Goal of the exercise: All lines below must be repeated exactly, with the pictures omitted.

###

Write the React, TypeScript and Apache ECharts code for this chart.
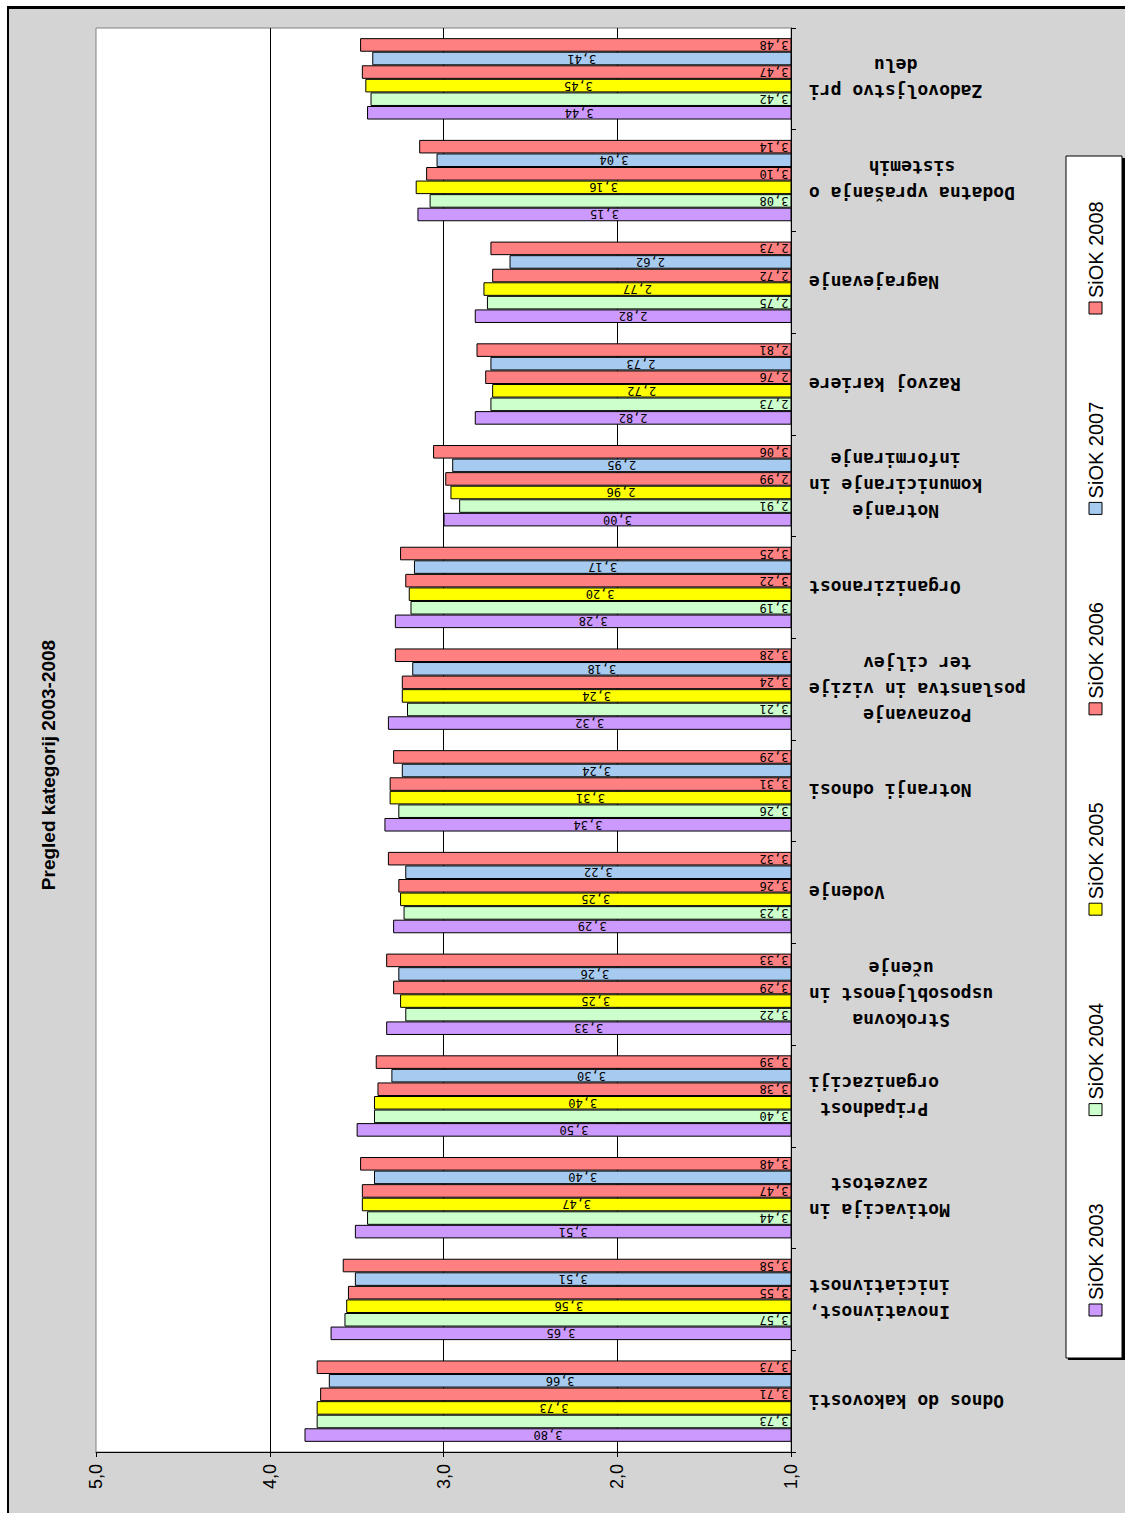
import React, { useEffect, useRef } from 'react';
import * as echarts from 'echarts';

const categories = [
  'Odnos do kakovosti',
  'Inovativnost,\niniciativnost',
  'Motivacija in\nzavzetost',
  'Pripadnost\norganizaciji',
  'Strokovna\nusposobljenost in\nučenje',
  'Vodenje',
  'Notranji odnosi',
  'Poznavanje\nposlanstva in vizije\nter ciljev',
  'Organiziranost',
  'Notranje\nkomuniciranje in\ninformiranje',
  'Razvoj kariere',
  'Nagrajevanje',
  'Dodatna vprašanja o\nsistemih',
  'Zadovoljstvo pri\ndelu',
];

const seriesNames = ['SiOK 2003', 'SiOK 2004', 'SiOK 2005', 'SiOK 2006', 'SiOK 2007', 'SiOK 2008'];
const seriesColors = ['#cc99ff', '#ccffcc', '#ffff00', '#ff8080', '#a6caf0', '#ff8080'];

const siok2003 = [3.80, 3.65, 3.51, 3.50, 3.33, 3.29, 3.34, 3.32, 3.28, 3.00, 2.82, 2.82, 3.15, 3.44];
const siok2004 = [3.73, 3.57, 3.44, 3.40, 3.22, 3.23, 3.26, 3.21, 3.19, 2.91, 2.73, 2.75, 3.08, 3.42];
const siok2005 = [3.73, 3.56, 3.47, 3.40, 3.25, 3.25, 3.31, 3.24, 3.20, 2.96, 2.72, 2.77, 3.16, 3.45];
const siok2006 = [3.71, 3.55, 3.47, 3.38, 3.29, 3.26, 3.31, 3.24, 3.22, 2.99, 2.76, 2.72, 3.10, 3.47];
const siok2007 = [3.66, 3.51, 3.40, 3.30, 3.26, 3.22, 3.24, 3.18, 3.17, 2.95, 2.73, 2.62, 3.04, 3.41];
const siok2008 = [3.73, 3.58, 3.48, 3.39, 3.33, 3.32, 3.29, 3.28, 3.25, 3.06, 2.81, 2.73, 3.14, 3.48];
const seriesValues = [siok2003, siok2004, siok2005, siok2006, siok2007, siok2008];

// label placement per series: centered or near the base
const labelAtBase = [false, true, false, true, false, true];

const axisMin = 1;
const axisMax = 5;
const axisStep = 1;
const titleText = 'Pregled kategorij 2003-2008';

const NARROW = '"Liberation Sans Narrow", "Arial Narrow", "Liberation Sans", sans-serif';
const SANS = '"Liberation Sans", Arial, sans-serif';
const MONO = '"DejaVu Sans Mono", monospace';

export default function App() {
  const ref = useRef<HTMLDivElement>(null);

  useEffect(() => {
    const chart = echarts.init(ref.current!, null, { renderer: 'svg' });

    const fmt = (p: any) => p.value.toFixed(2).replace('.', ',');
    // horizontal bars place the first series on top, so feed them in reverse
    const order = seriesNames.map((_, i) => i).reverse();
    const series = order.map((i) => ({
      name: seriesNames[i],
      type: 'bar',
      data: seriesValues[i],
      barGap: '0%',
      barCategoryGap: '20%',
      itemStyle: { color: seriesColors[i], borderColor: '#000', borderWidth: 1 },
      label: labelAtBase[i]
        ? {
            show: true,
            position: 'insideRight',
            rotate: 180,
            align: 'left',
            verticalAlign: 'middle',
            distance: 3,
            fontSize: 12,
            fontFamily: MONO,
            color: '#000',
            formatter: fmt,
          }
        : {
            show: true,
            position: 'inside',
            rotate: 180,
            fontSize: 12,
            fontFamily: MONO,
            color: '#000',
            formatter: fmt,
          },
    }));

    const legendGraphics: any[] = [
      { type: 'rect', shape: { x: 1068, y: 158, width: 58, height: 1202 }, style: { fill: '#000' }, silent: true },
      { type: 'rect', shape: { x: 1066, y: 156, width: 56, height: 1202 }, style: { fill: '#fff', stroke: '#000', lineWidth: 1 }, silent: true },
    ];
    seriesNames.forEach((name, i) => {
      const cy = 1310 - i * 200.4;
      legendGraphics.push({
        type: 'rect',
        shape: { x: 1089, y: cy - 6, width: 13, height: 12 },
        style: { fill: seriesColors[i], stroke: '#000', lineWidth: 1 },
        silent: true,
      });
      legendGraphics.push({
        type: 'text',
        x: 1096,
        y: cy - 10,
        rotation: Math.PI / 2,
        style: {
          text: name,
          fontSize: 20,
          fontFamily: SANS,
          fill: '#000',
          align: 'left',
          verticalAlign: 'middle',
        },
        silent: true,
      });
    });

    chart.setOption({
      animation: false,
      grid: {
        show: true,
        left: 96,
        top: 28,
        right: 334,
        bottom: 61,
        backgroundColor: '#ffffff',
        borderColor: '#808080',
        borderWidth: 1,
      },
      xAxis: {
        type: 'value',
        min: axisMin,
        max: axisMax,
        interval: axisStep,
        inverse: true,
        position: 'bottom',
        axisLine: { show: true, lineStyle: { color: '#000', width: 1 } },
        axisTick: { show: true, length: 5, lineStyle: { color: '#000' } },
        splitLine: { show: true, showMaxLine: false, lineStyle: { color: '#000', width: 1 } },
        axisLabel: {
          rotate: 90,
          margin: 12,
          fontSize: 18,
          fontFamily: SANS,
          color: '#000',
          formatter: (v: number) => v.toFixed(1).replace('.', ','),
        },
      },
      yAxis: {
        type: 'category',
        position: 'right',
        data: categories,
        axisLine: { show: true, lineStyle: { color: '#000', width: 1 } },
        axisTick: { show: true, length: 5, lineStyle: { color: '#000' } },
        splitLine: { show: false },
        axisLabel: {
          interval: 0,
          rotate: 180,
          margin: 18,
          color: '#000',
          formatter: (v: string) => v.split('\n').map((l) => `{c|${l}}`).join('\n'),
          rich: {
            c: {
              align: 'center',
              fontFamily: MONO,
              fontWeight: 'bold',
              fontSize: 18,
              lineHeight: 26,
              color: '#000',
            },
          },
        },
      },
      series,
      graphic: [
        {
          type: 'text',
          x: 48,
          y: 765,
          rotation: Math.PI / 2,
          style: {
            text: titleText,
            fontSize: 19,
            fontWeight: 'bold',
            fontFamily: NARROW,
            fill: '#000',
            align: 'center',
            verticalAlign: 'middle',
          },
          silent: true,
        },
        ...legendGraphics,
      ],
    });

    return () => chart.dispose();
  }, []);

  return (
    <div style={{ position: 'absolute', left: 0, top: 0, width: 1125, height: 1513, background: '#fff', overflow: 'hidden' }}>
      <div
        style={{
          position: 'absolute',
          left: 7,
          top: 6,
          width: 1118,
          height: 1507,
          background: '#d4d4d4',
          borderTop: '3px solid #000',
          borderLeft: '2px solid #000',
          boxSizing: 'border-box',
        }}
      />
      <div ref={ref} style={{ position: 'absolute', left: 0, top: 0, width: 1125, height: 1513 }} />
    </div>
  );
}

###

The solution:
Write the React, TypeScript and Apache ECharts code for this chart.
import React, { useEffect, useRef } from 'react';
import * as echarts from 'echarts';

const categories = [
  'Odnos do kakovosti',
  'Inovativnost,\niniciativnost',
  'Motivacija in\nzavzetost',
  'Pripadnost\norganizaciji',
  'Strokovna\nusposobljenost in\nučenje',
  'Vodenje',
  'Notranji odnosi',
  'Poznavanje\nposlanstva in vizije\nter ciljev',
  'Organiziranost',
  'Notranje\nkomuniciranje in\ninformiranje',
  'Razvoj kariere',
  'Nagrajevanje',
  'Dodatna vprašanja o\nsistemih',
  'Zadovoljstvo pri\ndelu',
];

const seriesNames = ['SiOK 2003', 'SiOK 2004', 'SiOK 2005', 'SiOK 2006', 'SiOK 2007', 'SiOK 2008'];
const seriesColors = ['#cc99ff', '#ccffcc', '#ffff00', '#ff8080', '#a6caf0', '#ff8080'];

const siok2003 = [3.80, 3.65, 3.51, 3.50, 3.33, 3.29, 3.34, 3.32, 3.28, 3.00, 2.82, 2.82, 3.15, 3.44];
const siok2004 = [3.73, 3.57, 3.44, 3.40, 3.22, 3.23, 3.26, 3.21, 3.19, 2.91, 2.73, 2.75, 3.08, 3.42];
const siok2005 = [3.73, 3.56, 3.47, 3.40, 3.25, 3.25, 3.31, 3.24, 3.20, 2.96, 2.72, 2.77, 3.16, 3.45];
const siok2006 = [3.71, 3.55, 3.47, 3.38, 3.29, 3.26, 3.31, 3.24, 3.22, 2.99, 2.76, 2.72, 3.10, 3.47];
const siok2007 = [3.66, 3.51, 3.40, 3.30, 3.26, 3.22, 3.24, 3.18, 3.17, 2.95, 2.73, 2.62, 3.04, 3.41];
const siok2008 = [3.73, 3.58, 3.48, 3.39, 3.33, 3.32, 3.29, 3.28, 3.25, 3.06, 2.81, 2.73, 3.14, 3.48];
const seriesValues = [siok2003, siok2004, siok2005, siok2006, siok2007, siok2008];

// label placement per series: centered or near the base
const labelAtBase = [false, true, false, true, false, true];

const axisMin = 1;
const axisMax = 5;
const axisStep = 1;
const titleText = 'Pregled kategorij 2003-2008';

const NARROW = '"Liberation Sans Narrow", "Arial Narrow", "Liberation Sans", sans-serif';
const SANS = '"Liberation Sans", Arial, sans-serif';
const MONO = '"DejaVu Sans Mono", monospace';

export default function App() {
  const ref = useRef<HTMLDivElement>(null);

  useEffect(() => {
    const chart = echarts.init(ref.current!, null, { renderer: 'svg' });

    const fmt = (p: any) => p.value.toFixed(2).replace('.', ',');
    // horizontal bars place the first series on top, so feed them in reverse
    const order = seriesNames.map((_, i) => i).reverse();
    const series = order.map((i) => ({
      name: seriesNames[i],
      type: 'bar',
      data: seriesValues[i],
      barGap: '0%',
      barCategoryGap: '20%',
      itemStyle: { color: seriesColors[i], borderColor: '#000', borderWidth: 1 },
      label: labelAtBase[i]
        ? {
            show: true,
            position: 'insideRight',
            rotate: 180,
            align: 'left',
            verticalAlign: 'middle',
            distance: 3,
            fontSize: 12,
            fontFamily: MONO,
            color: '#000',
            formatter: fmt,
          }
        : {
            show: true,
            position: 'inside',
            rotate: 180,
            fontSize: 12,
            fontFamily: MONO,
            color: '#000',
            formatter: fmt,
          },
    }));

    const legendGraphics: any[] = [
      { type: 'rect', shape: { x: 1068, y: 158, width: 58, height: 1202 }, style: { fill: '#000' }, silent: true },
      { type: 'rect', shape: { x: 1066, y: 156, width: 56, height: 1202 }, style: { fill: '#fff', stroke: '#000', lineWidth: 1 }, silent: true },
    ];
    seriesNames.forEach((name, i) => {
      const cy = 1310 - i * 200.4;
      legendGraphics.push({
        type: 'rect',
        shape: { x: 1089, y: cy - 6, width: 13, height: 12 },
        style: { fill: seriesColors[i], stroke: '#000', lineWidth: 1 },
        silent: true,
      });
      legendGraphics.push({
        type: 'text',
        x: 1096,
        y: cy - 10,
        rotation: Math.PI / 2,
        style: {
          text: name,
          fontSize: 20,
          fontFamily: SANS,
          fill: '#000',
          align: 'left',
          verticalAlign: 'middle',
        },
        silent: true,
      });
    });

    chart.setOption({
      animation: false,
      grid: {
        show: true,
        left: 96,
        top: 28,
        right: 334,
        bottom: 61,
        backgroundColor: '#ffffff',
        borderColor: '#808080',
        borderWidth: 1,
      },
      xAxis: {
        type: 'value',
        min: axisMin,
        max: axisMax,
        interval: axisStep,
        inverse: true,
        position: 'bottom',
        axisLine: { show: true, lineStyle: { color: '#000', width: 1 } },
        axisTick: { show: true, length: 5, lineStyle: { color: '#000' } },
        splitLine: { show: true, showMaxLine: false, lineStyle: { color: '#000', width: 1 } },
        axisLabel: {
          rotate: 90,
          margin: 12,
          fontSize: 18,
          fontFamily: SANS,
          color: '#000',
          formatter: (v: number) => v.toFixed(1).replace('.', ','),
        },
      },
      yAxis: {
        type: 'category',
        position: 'right',
        data: categories,
        axisLine: { show: true, lineStyle: { color: '#000', width: 1 } },
        axisTick: { show: true, length: 5, lineStyle: { color: '#000' } },
        splitLine: { show: false },
        axisLabel: {
          interval: 0,
          rotate: 180,
          margin: 18,
          color: '#000',
          formatter: (v: string) => v.split('\n').map((l) => `{c|${l}}`).join('\n'),
          rich: {
            c: {
              align: 'center',
              fontFamily: MONO,
              fontWeight: 'bold',
              fontSize: 18,
              lineHeight: 26,
              color: '#000',
            },
          },
        },
      },
      series,
      graphic: [
        {
          type: 'text',
          x: 48,
          y: 765,
          rotation: Math.PI / 2,
          style: {
            text: titleText,
            fontSize: 19,
            fontWeight: 'bold',
            fontFamily: NARROW,
            fill: '#000',
            align: 'center',
            verticalAlign: 'middle',
          },
          silent: true,
        },
        ...legendGraphics,
      ],
    });

    return () => chart.dispose();
  }, []);

  return (
    <div style={{ position: 'absolute', left: 0, top: 0, width: 1125, height: 1513, background: '#fff', overflow: 'hidden' }}>
      <div
        style={{
          position: 'absolute',
          left: 7,
          top: 6,
          width: 1118,
          height: 1507,
          background: '#d4d4d4',
          borderTop: '3px solid #000',
          borderLeft: '2px solid #000',
          boxSizing: 'border-box',
        }}
      />
      <div ref={ref} style={{ position: 'absolute', left: 0, top: 0, width: 1125, height: 1513 }} />
    </div>
  );
}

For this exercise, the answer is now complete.